Venues like Josh Wolf’s site provide a look at the growing discontent in America that the networks and newspapers repeatedly marginalize or ignore. These alternate views are every bit as valid as the middle-of-the-road consumerist values the media typically take for granted.
In addition to being more independent than the mainstream media, the internet also excels at providing a context for the news. Not only can one find links to reportage from different parts of the world (often differing tremendously in its depth and point-of-view from the American press), but one can find sources like www.downingstreetmemo.com which offers a detailed, carefully sourced timeline of events leading up to the current quagmire in Iraq. This is the sort of service that the mainstream media, with its focus on sensation, is disinclined to provide with any regularity.

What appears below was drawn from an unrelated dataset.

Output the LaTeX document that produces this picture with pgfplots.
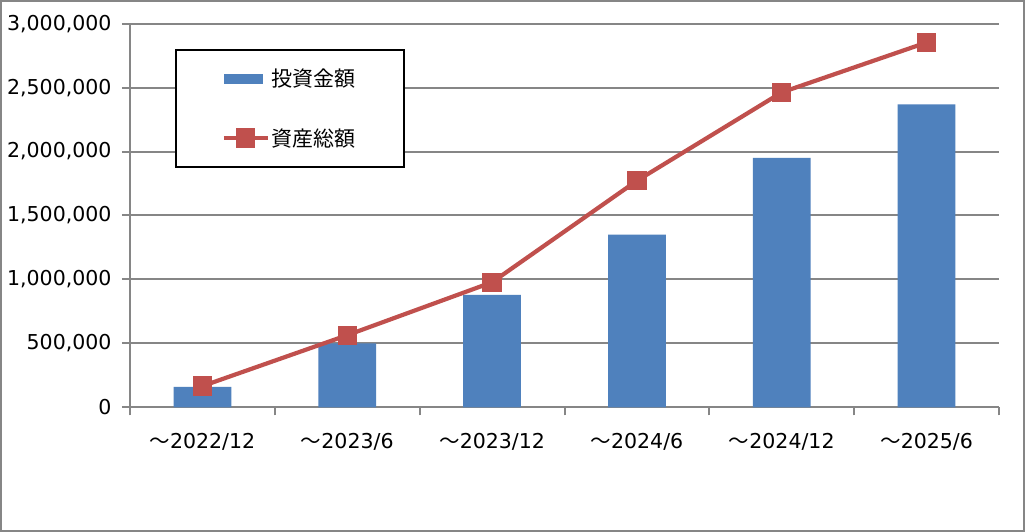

As Paul H. Weaver, the author of News and the Culture of Lying, has pointed out, the typical form of a news story “incorporates its own bias…toward ‘events’ rather than processes.” This reinforces our culture’s propensity toward historical amnesia. Data of extreme relevance to the current state of affairs, including our government’s former support of the Muhajadeen and of Saddam Hussein, are glossed over in the service of brevity and “newsworthiness.” Online, one can find much more background on today’s news.
It’s clear to me that bloggers and internet journalists provide a legitimate and valuable news service. They may not be responsible to anyone but themselves and their viewers, but they are held to the same legal standard for truthfulness as “professional” journalists. They are culpable for libel just like their mainstream media counterparts, so there doesn’t seem to be a valid reason why they shouldn’t be granted the same legal protections. Josh Wolf may or may not have videotaped an illegal act. He is most definitely a journalist, and if we want to preserve the remnants of our free press, we have to begin by defending the legitimacy of his work.